With Stoker, South Korean director Park Chan-wook – who has been working since the early 1990s in his home country, but is perhaps best known to most people in the West for the middle entry in his ‘Vengeance Trilogy’, Oldboy – succeeds where many other East Asian directors have previously failed: the move into English language filmmaking.

This gothic family thriller, flecked with the odd splash of blood and symbolic CGI spiders, stars Mia Wasikowska as India Stoker, the daughter of recently widowed Evelyn (Nicole Kidman). Stunned by her father’s death into what appears to be a stalled transition into adulthood, India is nonplussed when her late father’s brother Charlie arrives to live with them, having returned from a long spell of travelling.

Charlie is played with poised, fashion-catalogue creepiness by Matthew Goode – unnerving India and, initially, Evelyn, with his resemblance to their late father and husband. But India senses something developing between her mother and uncle, and is unsure how to interpret her feelings. Cue the onset of a strange, twisted coming-of-age story.

Chan-wook and his regular cinematographer Chung-hoon Chung paint this drama-cum-murder mystery in vivid colours, layering the scenes with symbolism (most of which is overt, and purposefully so) and loaded images. There have been complaints in some quarters about what some feel are the film’s more clichéd and ‘obvious’ tricks, but I felt that, ensconced in the film’s unashamedly gothic atmosphere, they worked rather well.

The three leads have a great chemistry, and they conjure up effective scenes throughout. You could make a case for Goode’s performance being too melodramatic, too obvious, to really leave the film much room for manoeuvre, but Stoker is quite happy to create tension in its situations and through suggestions in the acting and the positioning of the camera. And besides, the film is evidently more concerned with India’s development as a character than it is with Charlie’s. Wasikowska, as India, continues to demonstrate that she is an impressive on-screen presence, and Kidman effectively moulds Evelyn into a fractured, sympathetic figure.

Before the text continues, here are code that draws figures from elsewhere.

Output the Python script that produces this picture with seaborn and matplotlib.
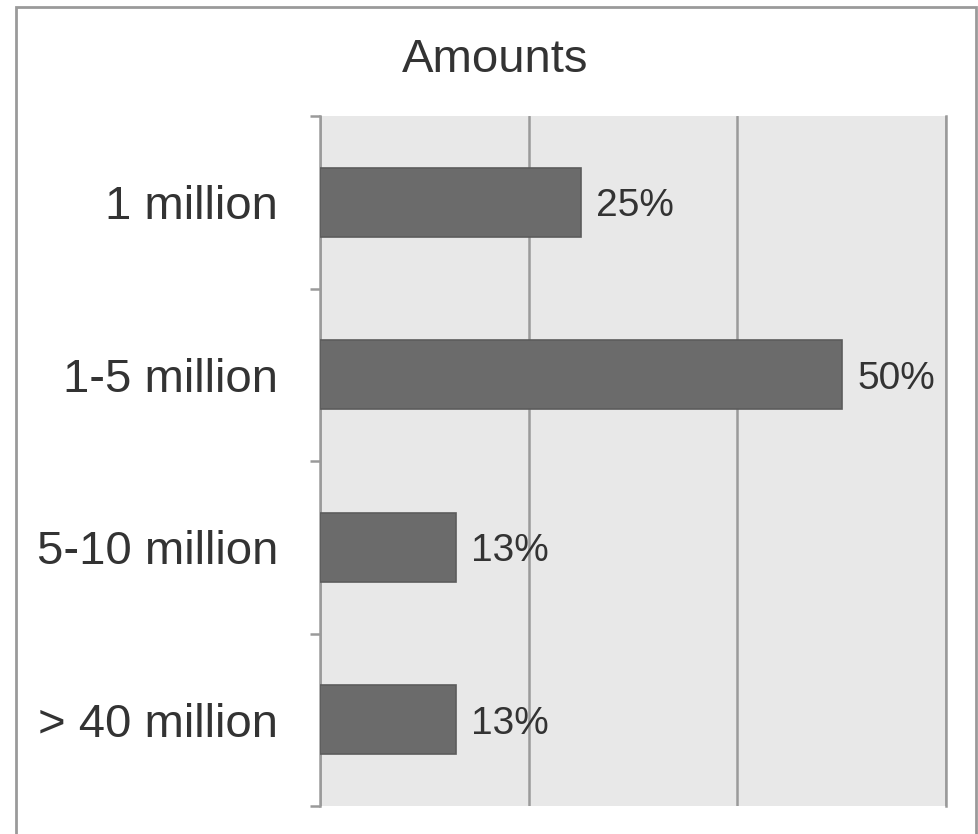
import matplotlib
matplotlib.use("Agg")
import matplotlib.pyplot as plt
from matplotlib.patches import Rectangle
from matplotlib.ticker import FixedLocator
import seaborn as sns
import pandas as pd

categories = ["1 million", "1-5 million", "5-10 million", "> 40 million"]
shares = [25, 50, 13, 13]
value_labels = ["25%", "50%", "13%", "13%"]

sns.set_style("white")
plt.rcParams["font.family"] = ["Liberation Sans", "DejaVu Sans"]

df = pd.DataFrame({"category": categories, "share": shares})

fig = plt.figure(figsize=(9.79, 8.34), dpi=100)
ax = fig.add_axes([320 / 979, 28 / 834, (946 - 320) / 979, (806 - 116) / 834])
ax.set_facecolor("#e8e8e8")

sns.barplot(data=df, x="share", y="category", orient="h", ax=ax,
            color="#6b6b6b", saturation=1, width=0.4,
            edgecolor="#5c5c5c", linewidth=1.2, zorder=3)

ax.set_xlim(0, 60)
ax.set_ylim(len(categories) - 0.5, -0.5)
ax.set_xticks([0, 20, 40, 60])
ax.set_xticklabels([])
ax.tick_params(axis="x", length=0)
ax.grid(axis="x", color="#9a9a9a", linewidth=1.8, zorder=1)
ax.grid(axis="y", visible=False)

ax.yaxis.set_minor_locator(FixedLocator([i - 0.5 for i in range(len(categories) + 1)]))
ax.tick_params(axis="y", which="major", left=False, length=0, pad=30,
               labelsize=34, labelcolor="#333333")
ax.tick_params(axis="y", which="minor", left=True, length=7, width=1.8, color="#9a9a9a")

for side in ["top", "bottom"]:
    ax.spines[side].set_visible(False)
for side in ["left", "right"]:
    ax.spines[side].set_color("#9a9a9a")
    ax.spines[side].set_linewidth(1.8)
ax.set_xlabel("")
ax.set_ylabel("")

for i, (v, lab) in enumerate(zip(shares, value_labels)):
    ax.text(v + 1.5, i, lab, va="center_baseline", ha="left", fontsize=28,
            color="#333333", zorder=4)

fig.text((402 + 589) / 2 / 979, 1 - 60 / 834, "Amounts", ha="center", va="center",
         fontsize=34, color="#333333")

fig.patches.append(Rectangle((16 / 979, -0.05), (976 - 16) / 979, 1.05 - 7 / 834,
                             transform=fig.transFigure, fill=False,
                             edgecolor="#9a9a9a", linewidth=2))

fig.savefig("out.png", dpi=100)
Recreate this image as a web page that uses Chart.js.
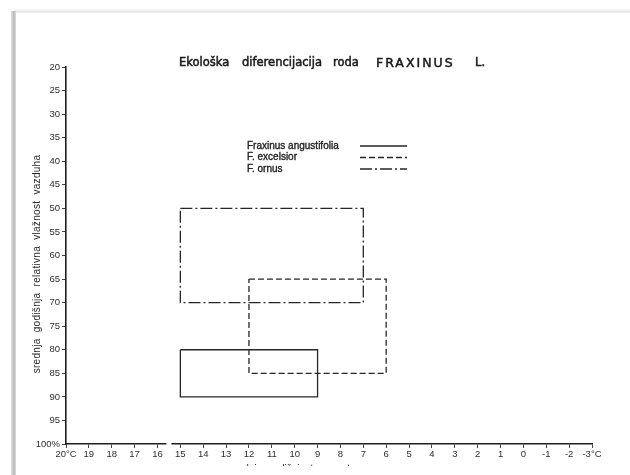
<!DOCTYPE html>
<html>
<head>
<meta charset="utf-8">
<title>Ekološka diferencijacija roda Fraxinus L.</title>
<script src="https://cdn.jsdelivr.net/npm/chart.js@4.4.0/dist/chart.umd.min.js"></script>
<style>
    html, body { margin: 0; padding: 0; background: #fff; width: 630px; height: 475px; overflow: hidden; }
    /* rub skenirane stranice */
    .edge-top { position: absolute; left: 14px; top: 9px; width: 616px; height: 4px;
        background: linear-gradient(to bottom, #fdfdfd, #e4e4e4 70%, #f0f0f0); }
    .edge-left { position: absolute; left: 11px; top: 11px; width: 5px; height: 464px;
        background: linear-gradient(to right, #e6e6e6, #b9b9b9 55%, #dcdcdc); }
    #chart { position: absolute; left: 0; top: 0; }
</style>
</head>
<body>
<div class="edge-top"></div>
<div class="edge-left"></div>
<canvas id="chart" width="630" height="475"></canvas>
<script>
// Podaci: raspon temperature i vlažnosti za svaku vrstu
const species = ['Fraxinus angustifolia', 'F. excelsior', 'F. ornus'];
const tempWarm = [15, 12, 15];      // °C (lijeva strana pravougaonika)
const tempCold = [9, 6, 7];         // °C (desna strana)
const humidityLow = [80, 65, 50];   // % (gornja strana)
const humidityHigh = [90, 85, 70];  // % (donja strana)

// Podjela osa
const tempTicks = [20, 19, 18, 17, 16, 15, 14, 13, 12, 11, 10, 9, 8, 7, 6, 5, 4, 3, 2, 1, 0, -1, -2, -3];
const humidityTicks = [20, 25, 30, 35, 40, 45, 50, 55, 60, 65, 70, 75, 80, 85, 90, 95, 100];

// Stil linija (puna, isprekidana, crta-tačka)
const lineDashes = [[], [6, 3], [12, 3, 2, 3]];
const ink = '#262626';

/**
 * Pravi zatvoreni pravougaonik od raspona vrijednosti
 */
function rectPoints(i) {
    return [
        { x: tempWarm[i], y: humidityLow[i] },
        { x: tempCold[i], y: humidityLow[i] },
        { x: tempCold[i], y: humidityHigh[i] },
        { x: tempWarm[i], y: humidityHigh[i] },
        { x: tempWarm[i], y: humidityLow[i] }
    ];
}

const datasets = species.map((name, i) => ({
    label: name,
    data: rectPoints(i),
    showLine: true,
    borderColor: ink,
    borderWidth: 1.3,
    borderDash: lineDashes[i],
    pointRadius: 0,
    fill: false,
    tension: 0
}));

// Tekst sa malo deblјim potezom (kao na skenu)
function inkText(ctx, text, x, y, weight) {
    ctx.fillText(text, x, y);
    ctx.lineWidth = weight;
    ctx.strokeText(text, x, y);
}

// Tekstovi, legenda i prekid x-ose
const paperText = {
    id: 'paperText',
    afterDraw(chart) {
        const ctx = chart.ctx;
        const area = chart.chartArea;
        const xs = chart.scales.x;
        ctx.save();

        // prekid ose između 16 i 15
        const gap = xs.getPixelForValue(15.5);
        ctx.fillStyle = '#fff';
        ctx.fillRect(gap - 2.5, area.bottom - 3, 5, 6);

        // naslov
        ctx.fillStyle = '#1a1a1a';
        ctx.strokeStyle = '#1a1a1a';
        ctx.textBaseline = 'alphabetic';
        ctx.textAlign = 'left';
        ctx.font = '11.5px "DejaVu Sans"';
        const words = [['Ekološka', 179], ['diferencijacija', 242], ['roda', 333], ['L.', 475]];
        words.forEach(([w, x]) => inkText(ctx, w, x, 66, 0.5));
        ctx.font = '12.5px "DejaVu Sans"';
        ctx.letterSpacing = '2px';
        inkText(ctx, 'FRAXINUS', 376, 66.5, 0.5);
        ctx.letterSpacing = '0px';

        // legenda
        ctx.font = '10px "Liberation Sans"';
        ctx.fillStyle = '#222';
        ctx.strokeStyle = '#222';
        ctx.textBaseline = 'middle';
        chart.data.datasets.forEach((ds, i) => {
            const y = 146 + i * 11.5;
            inkText(ctx, ds.label, 247, y, 0.35);
            ctx.beginPath();
            ctx.setLineDash(ds.borderDash);
            ctx.strokeStyle = ds.borderColor;
            ctx.lineWidth = 1.3;
            ctx.moveTo(360, y);
            ctx.lineTo(407, y);
            ctx.stroke();
            ctx.setLineDash([]);
            ctx.strokeStyle = '#222';
        });

        // naslov y-ose
        ctx.save();
        ctx.translate(37, 264);
        ctx.rotate(-Math.PI / 2);
        ctx.textAlign = 'center';
        ctx.font = '10px "Liberation Sans"';
        ctx.letterSpacing = '0.3px';
        ctx.fillStyle = '#2a2a2a';
        ctx.fillText('srednja  godišnja  relativna  vlažnost  vazduha', 0, 0);
        ctx.restore();

        // naslov x-ose (odsječen rubom skena)
        ctx.beginPath();
        ctx.rect(0, 0, chart.width, 466);
        ctx.clip();
        ctx.textAlign = 'center';
        ctx.textBaseline = 'alphabetic';
        ctx.font = '10px "Liberation Sans"';
        ctx.fillStyle = '#2a2a2a';
        ctx.fillText('srednja  godišnja  temperatura', 297, 472);

        ctx.restore();
    }
};

const tickFont = { family: '"Liberation Sans", Arial, sans-serif', size: 9.5 };

new Chart(document.getElementById('chart').getContext('2d'), {
    type: 'scatter',
    data: { datasets: datasets },
    options: {
        responsive: false,
        animation: false,
        layout: { padding: { left: 0, right: 38, top: 67, bottom: 0 } },
        plugins: {
            legend: { display: false },
            title: { display: false },
            tooltip: { enabled: false }
        },
        scales: {
            x: {
                type: 'linear',
                reverse: true,
                min: -3,
                max: 20,
                afterBuildTicks: (scale) => { scale.ticks = tempTicks.map(v => ({ value: v })); },
                afterFit: (scale) => { scale.height = 31; scale.paddingLeft = 0; scale.paddingRight = 0; },
                ticks: {
                    autoSkip: false,
                    maxRotation: 0,
                    padding: 1,
                    color: '#2e2e2e',
                    font: tickFont,
                    callback: (v) => (v === 20 || v === -3) ? v + '°C' : String(v)
                },
                grid: { drawOnChartArea: false, drawTicks: true, tickLength: 4, color: '#444' },
                border: { display: true, color: '#1e1e1e', width: 1.6 }
            },
            y: {
                type: 'linear',
                reverse: true,
                min: 20,
                max: 100,
                afterBuildTicks: (scale) => { scale.ticks = humidityTicks.map(v => ({ value: v })); },
                afterFit: (scale) => { scale.width = 66; scale.paddingTop = 0; scale.paddingBottom = 0; },
                ticks: {
                    autoSkip: false,
                    padding: 2,
                    color: '#2e2e2e',
                    font: tickFont,
                    callback: (v) => v === 100 ? '100%' : String(v)
                },
                grid: { drawOnChartArea: false, drawTicks: true, tickLength: 4, color: '#444' },
                border: { display: true, color: '#1e1e1e', width: 1.6 }
            }
        }
    },
    plugins: [paperText]
});
</script>
</body>
</html>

Technically speaking, the film is fantastic. Enjoying the artistry of the visuals and the composition of some of the shots, moved along gracefully by Clint Mansell’s haunting, lovely score, is worth the asking price alone. There is also very little fat on these cinematic bones; the film doesn’t overstay its welcome, and pretty much everything in there appears to mean something, or to reflect on something else. At no point does it feel like it’s betraying its own sense of the symbolic and the weird.

If one wanted to be picky, one could argue that the ending, while it does admirably follow through on the film’s twisted thesis on sexuality and ascension into adulthood, perhaps overshoots the mark a little, and there are a couple of logic gaps in the actions of one or two characters. It does also lack the sheer visceral punch of something like Oldboy, or the out-and-out weirdness of Thirst, but as a precursor to what will hopefull y become a long career in English language filmmaking – in addition to his already established status – Park Chan-wook’s Stoker is a compelling, darkly humorous watch.